Thursday, 13 February 2014

Ibong Adarna: Google Mistranslate

from Project Gutenberg Tagalog edition
Ibong Adarna is the title of a massively popular epic fantasy in the mythology and culture of the Philippines; it originally went under the snappy title of Corrido ng Pinagdaanang Buhay nang Tatlong Principeng, Magcacapatid na Anac nang haring Fernando at nang Reina Valeriana sa Caharian ng Berbania ("Corrido of the Traveled/Travailed Life of Three Princes, Sibling Children of King Fernando and Queen Valeriana of the Kingdom of Berbania"). Despite the Spanish names, it evidently pre-dates the Spanish Era in the Philippines.
One of the most beautiful tales which the Filipinos are wont to hear in their youth since time immemorial is the “Ibong Adarna”. This tale, or awit, is known all over the Philippines and was told vocally probably  centuries before it was anonymously printed in Tagalog in about 1860, thereafter appearing in the different vernacular dialects  — Visayan, Pampango, Ilocano and Bicol where its version varies. It is a four-thousand-one-hundred-thirty-six-line metrical romance in quartillas, of iambic tetrameter, on the life and adventures of the three sons of King Ferdinand of Berbania — one if not the most interesting of the fantastic tales in Philippine literature. According to the more reliable studies on the subject the tale is of Pre-Spanish origin and so is indigenous, although it is not free in its modern version from outside influence, like the other native corridos that were "derived" from European romances, that are greatly saturated with the "medieval flavor and setting of chivalry". It is comparable or possibly on a par with the world-famous Arabian Nights' Entertainments — a book included in the outside reading texts of both public and private schools. Although its language is not as literary as Florante at Laura, the work nevertheless indicates that it is the product of a pen of the stamp of a Balagtas, which in spite of not having the academic preparation of that prince of Tagalog poets, in fact it is like an uncut diamond which though it does not glitter as much as the cut and polished one, yet does not on that account cease to be a diamond.
- The Adarna Bird (A Filipino Tale of Pre-Spanish Origin Incorporated in the Development of Philippine Literature, the Rapid Growth of Vernacular Belles-letters from Its Earliest Inception to the Present Day), Eulogio Balan Rodriguez, General Printing Press, 1933.
See the paper ANG MGA INAGDAANANG BUHAY NG IBONG ADARNA: Narrative and Ideology in the Adarna's Corrido and Filmic Versions (Francisco Benitez, Department of Comparative Literature, University of Washington) for a detailed analysis of the story's content and cultural significance.

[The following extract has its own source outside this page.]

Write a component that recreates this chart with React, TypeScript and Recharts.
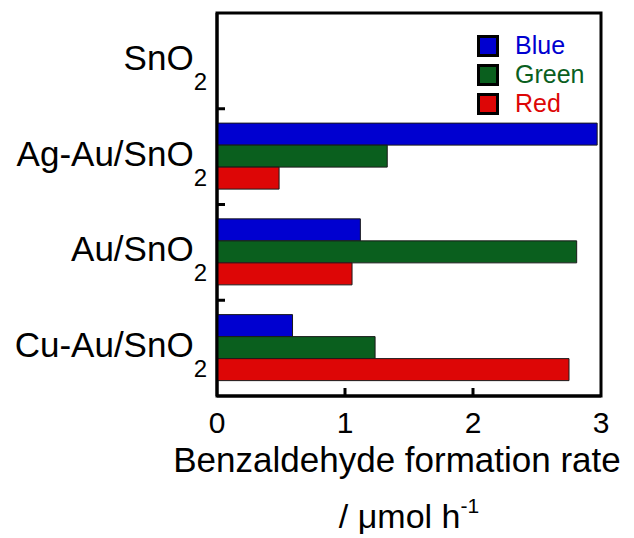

As you can gather from the synopsis at the Wikipedia page Ibong Adarna (mythology), it's a fairly convoluted story of the adventures of three princes, Pedro, Diego and Juan. The first two conspire against Juan, as they go on a quest to heal their ailing father (who has got ill from worrying about a dream in which two traitors conspire against Juan). The title refers to the Adarna bird that's central to the story and has properties probably unique  for a mythical creature. It has powers of magic and healing, but a dangerous aspect: petrifying poo! At the end of the day it sings seven songs that lull listeners to sleep, changing colour with each song, then defecates - and anyone incautious enough to be underneath is turned to stone.

Which leads to the Google Translate weirdness. "Ibong Adarna" means "Adarna bird" ("Adarna" is a proper name of, as far as I can tell, unknown etymology). But if you put it into Google Translate, it correctly detects the language as Filipino (the prestige register of Tagalog), but translates the whole phrase as "Toilet Slave" [or did so at the time of the screen shot below - it has now been fixed].

This is peculiar, to say the least. With the individual words, it translates "Ibong" as "Birds" (which is on the right track) and can't translate "Adarna" (which is expected). The problem is only with the phrase "Ibong Adarna". Is it a malicious mistranslation someone submitted to the database? Some inexplicably garbled allusion to the defecating Adarna bird? Or what? Knowing zero about the Filipino language and the workings of Google Translate, I can't fathom it. Any thoughts?

- Ray (finder's credits to Pinkie17 on Yahoo! Answers)

Addendum: Mark Liberman at the linguistics weblog Language Log kindly mirrored the topic - Really lost in translation - and the Google translation has now been fixed. The mystery still remains as to where the original translation came from.